# [Task statement]
All the data should be repeated exactly. Any image in it is left out.

--------------------------------------------------

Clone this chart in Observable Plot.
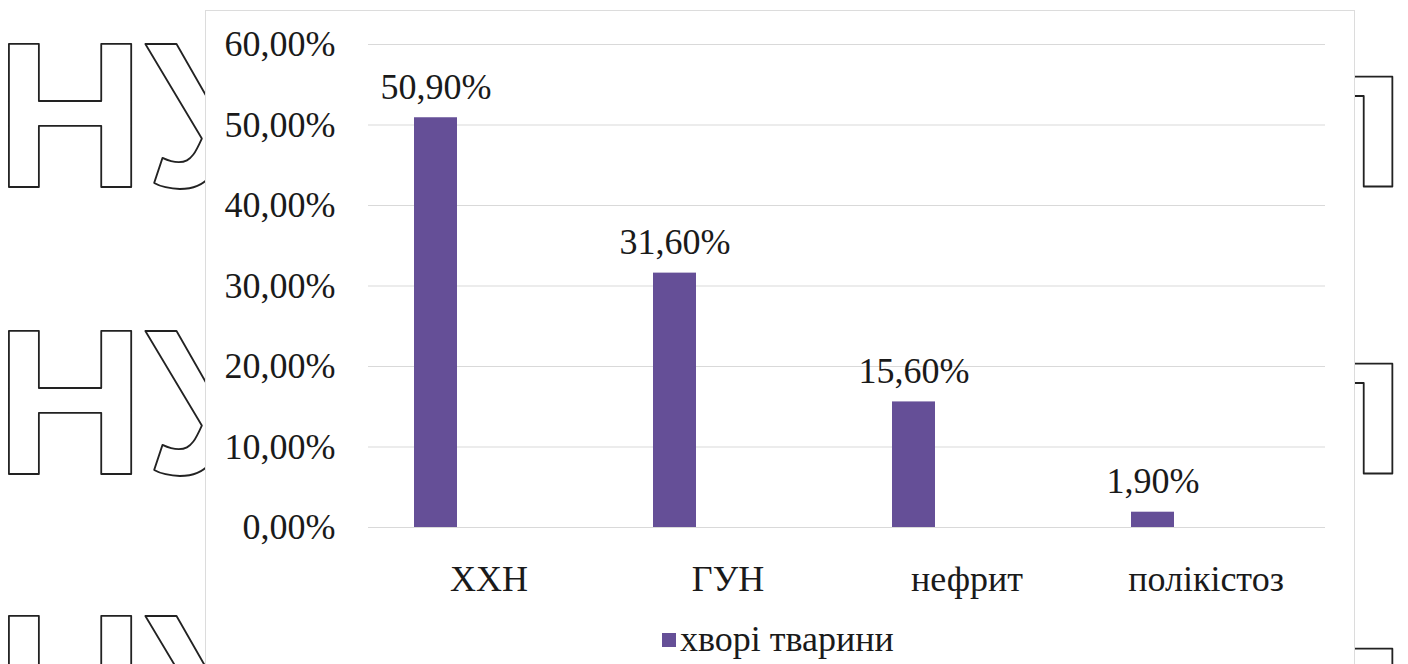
<!DOCTYPE html>
<html>
<head>
<meta charset="utf-8">
<script src="https://cdn.jsdelivr.net/npm/d3@7"></script>
<script src="https://cdn.jsdelivr.net/npm/@observablehq/plot@0.6"></script>
</head>
<body style="margin:0;padding:0;background:#fff">
<div id="page" style="position:relative;width:1408px;height:664px;overflow:hidden;background:#fff">
  <svg id="markL" width="205" height="664" style="position:absolute;left:0;top:0"></svg>
  <svg id="markR" width="53" height="664" style="position:absolute;left:1355px;top:0"></svg>
  <div id="panel" style="position:absolute;left:205px;top:10px;width:1150px;height:700px;background:#fff;border:1px solid #dcdcdc;box-sizing:border-box"></div>
  <div id="chart" style="position:absolute;left:0;top:0"></div>
  <div id="legend" style="position:absolute;left:662px;top:621px;font-size:36px;line-height:36px;color:#1a1a1a;white-space:nowrap">
    <span id="sw" style="position:absolute;left:0;top:12px;width:14px;height:14px"></span>
    <span id="lb" style="position:absolute;left:18px;top:0"></span>
  </div>
</div>
<script>
// Share of diagnoses among sick animals
const categories = ["ХХН", "ГУН", "нефрит", "полікістоз"];
const values = [0.509, 0.316, 0.156, 0.019];
const seriesName = "хворі тварини";
const yTicks = [0, 0.1, 0.2, 0.3, 0.4, 0.5, 0.6];
const barColor = "#654f97";
const inkColor = "#1a1a1a";
const serif = "'Liberation Serif', 'Times New Roman', Times, serif";

const data = categories.map((c, i) => ({category: c, value: values[i]}));
const pct = v => (v * 100).toFixed(2).replace(".", ",") + "%";

// Outlined lettering in the page margins
const ns = "http://www.w3.org/2000/svg";
function outline(svg, str, x, baseline, anchor) {
  const t = document.createElementNS(ns, "text");
  t.setAttribute("x", x);
  t.setAttribute("y", baseline);
  t.setAttribute("text-anchor", anchor);
  t.setAttribute("font-weight", "bold");
  t.setAttribute("font-size", "208");
  t.setAttribute("fill", "#fff");
  t.setAttribute("stroke", "#222");
  t.setAttribute("stroke-width", "1.8");
  t.setAttribute("stroke-linejoin", "round");
  t.style.setProperty("font-family", "'Liberation Sans', Arial, sans-serif", "important");
  t.textContent = str;
  svg.appendChild(t);
}
const markL = document.getElementById("markL");
const markR = document.getElementById("markR");
for (const b of [187, 474, 759]) {
  outline(markL, "НУ", -5, b, "start");
  outline(markR, "п", 52, b, "end");
}

const chart = Plot.plot({
  width: 1408,
  height: 607,
  marginLeft: 368,
  marginRight: 83,
  marginTop: 44,
  marginBottom: 80,
  style: {fontSize: "36px", color: inkColor, background: "transparent"},
  x: {domain: categories, padding: 0},
  y: {domain: [0, 0.6]},
  marks: [
    Plot.gridY(yTicks, {stroke: "#d9d9d9", strokeOpacity: 1, strokeWidth: 1.2}),
    Plot.axisY({ticks: yTicks, tickFormat: pct, tickSize: 0, tickPadding: 33, label: null, fill: inkColor}),
    Plot.axisX({tickSize: 0, tickPadding: 38, label: null, fill: inkColor}),
    Plot.barY(data, {x: "category", y: "value", fill: barColor, insetLeft: 45, insetRight: 151}),
    Plot.text(data, {x: "category", y: "value", text: d => pct(d.value), dx: -53, dy: -19,
                     lineAnchor: "bottom", fill: inkColor})
  ]
});
document.getElementById("chart").appendChild(chart);

document.getElementById("sw").style.background = barColor;
document.getElementById("lb").textContent = seriesName;

// Serif face for every chart and legend label
function applySerif() {
  const nodes = [chart, ...chart.querySelectorAll("g, text, tspan"),
                 document.getElementById("legend"), document.getElementById("lb")];
  for (const n of nodes) {
    n.setAttribute("font-family", serif);
    n.style.setProperty("font-family", serif, "important");
  }
}
applySerif();
window.addEventListener("load", applySerif);
requestAnimationFrame(applySerif);
</script>
</body>
</html>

--------------------------------------------------

# [Output for this task]
Clone this chart in Observable Plot.
<!DOCTYPE html>
<html>
<head>
<meta charset="utf-8">
<script src="https://cdn.jsdelivr.net/npm/d3@7"></script>
<script src="https://cdn.jsdelivr.net/npm/@observablehq/plot@0.6"></script>
</head>
<body style="margin:0;padding:0;background:#fff">
<div id="page" style="position:relative;width:1408px;height:664px;overflow:hidden;background:#fff">
  <svg id="markL" width="205" height="664" style="position:absolute;left:0;top:0"></svg>
  <svg id="markR" width="53" height="664" style="position:absolute;left:1355px;top:0"></svg>
  <div id="panel" style="position:absolute;left:205px;top:10px;width:1150px;height:700px;background:#fff;border:1px solid #dcdcdc;box-sizing:border-box"></div>
  <div id="chart" style="position:absolute;left:0;top:0"></div>
  <div id="legend" style="position:absolute;left:662px;top:621px;font-size:36px;line-height:36px;color:#1a1a1a;white-space:nowrap">
    <span id="sw" style="position:absolute;left:0;top:12px;width:14px;height:14px"></span>
    <span id="lb" style="position:absolute;left:18px;top:0"></span>
  </div>
</div>
<script>
// Share of diagnoses among sick animals
const categories = ["ХХН", "ГУН", "нефрит", "полікістоз"];
const values = [0.509, 0.316, 0.156, 0.019];
const seriesName = "хворі тварини";
const yTicks = [0, 0.1, 0.2, 0.3, 0.4, 0.5, 0.6];
const barColor = "#654f97";
const inkColor = "#1a1a1a";
const serif = "'Liberation Serif', 'Times New Roman', Times, serif";

const data = categories.map((c, i) => ({category: c, value: values[i]}));
const pct = v => (v * 100).toFixed(2).replace(".", ",") + "%";

// Outlined lettering in the page margins
const ns = "http://www.w3.org/2000/svg";
function outline(svg, str, x, baseline, anchor) {
  const t = document.createElementNS(ns, "text");
  t.setAttribute("x", x);
  t.setAttribute("y", baseline);
  t.setAttribute("text-anchor", anchor);
  t.setAttribute("font-weight", "bold");
  t.setAttribute("font-size", "208");
  t.setAttribute("fill", "#fff");
  t.setAttribute("stroke", "#222");
  t.setAttribute("stroke-width", "1.8");
  t.setAttribute("stroke-linejoin", "round");
  t.style.setProperty("font-family", "'Liberation Sans', Arial, sans-serif", "important");
  t.textContent = str;
  svg.appendChild(t);
}
const markL = document.getElementById("markL");
const markR = document.getElementById("markR");
for (const b of [187, 474, 759]) {
  outline(markL, "НУ", -5, b, "start");
  outline(markR, "п", 52, b, "end");
}

const chart = Plot.plot({
  width: 1408,
  height: 607,
  marginLeft: 368,
  marginRight: 83,
  marginTop: 44,
  marginBottom: 80,
  style: {fontSize: "36px", color: inkColor, background: "transparent"},
  x: {domain: categories, padding: 0},
  y: {domain: [0, 0.6]},
  marks: [
    Plot.gridY(yTicks, {stroke: "#d9d9d9", strokeOpacity: 1, strokeWidth: 1.2}),
    Plot.axisY({ticks: yTicks, tickFormat: pct, tickSize: 0, tickPadding: 33, label: null, fill: inkColor}),
    Plot.axisX({tickSize: 0, tickPadding: 38, label: null, fill: inkColor}),
    Plot.barY(data, {x: "category", y: "value", fill: barColor, insetLeft: 45, insetRight: 151}),
    Plot.text(data, {x: "category", y: "value", text: d => pct(d.value), dx: -53, dy: -19,
                     lineAnchor: "bottom", fill: inkColor})
  ]
});
document.getElementById("chart").appendChild(chart);

document.getElementById("sw").style.background = barColor;
document.getElementById("lb").textContent = seriesName;

// Serif face for every chart and legend label
function applySerif() {
  const nodes = [chart, ...chart.querySelectorAll("g, text, tspan"),
                 document.getElementById("legend"), document.getElementById("lb")];
  for (const n of nodes) {
    n.setAttribute("font-family", serif);
    n.style.setProperty("font-family", serif, "important");
  }
}
applySerif();
window.addEventListener("load", applySerif);
requestAnimationFrame(applySerif);
</script>
</body>
</html>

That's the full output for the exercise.